H&T shares up: Pawnbroker lending rockets as cash-strapped Brits sell valuables
Britain’s biggest pawnbroker H&T saw its share price soar this morning, following news that lending grew 22 per cent as punters have been forced to flog off goods to secure extra funds during the cost of living crisis.
Ahead of its interim results, which are due to be published in early August, H&T said that demand for high quality new and pre-owned jewellery and watches continued to rise, with sales by value up c.10 per cent year on year.
As customers looked to sell off their possessions to shore up extra cash, gross lending reached £128m during the period, up from £105m compared to the same period last year.
Its pledge book, which includes short-term loans linked to customers’ belongings, was also up to £130m in June, compared to £85.1m the prior year and £100.7m last December.
“I am very pleased with the progress we have made in the first half of 2023 in an environment of rising interest rates and persistent inflation,” Chris Gillespie, head of H&T,said.
I am particularly encouraged by the growing momentum with which we enter the busy second half of the year. I am looking forward to updating the market when we report on 8th August.”
The pawn industry is a sector that tends to perform well in times of economic downturn as people grow desperate to get extra cash.
H&T also saw a boom in business during the 2008 financial crisis, with the company opening 16 new stores during the year, as reported by the Guardian in 2009.
H&T currently has over 270 sites across the UK.

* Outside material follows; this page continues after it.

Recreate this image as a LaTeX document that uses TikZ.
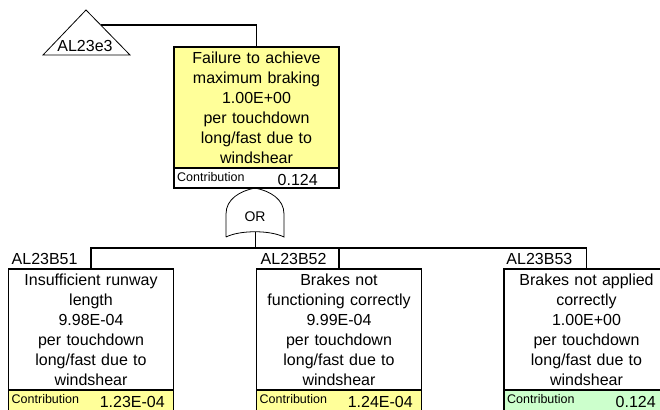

“Pawnbroker H&T has been doing incredibly well over the past year or so as more people pledge assets as collateral for loans,” Russ Mould, investment director at AJ Bell said,
“Individuals who turn to pawnbrokers typically cannot get credit from banks and so they must seek alternative ways to borrow money if times are hard. H&T says demand for pledge lending is at record levels and continues to gather momentum. If the economy does fall into recession, one might expect H&T to do even better.”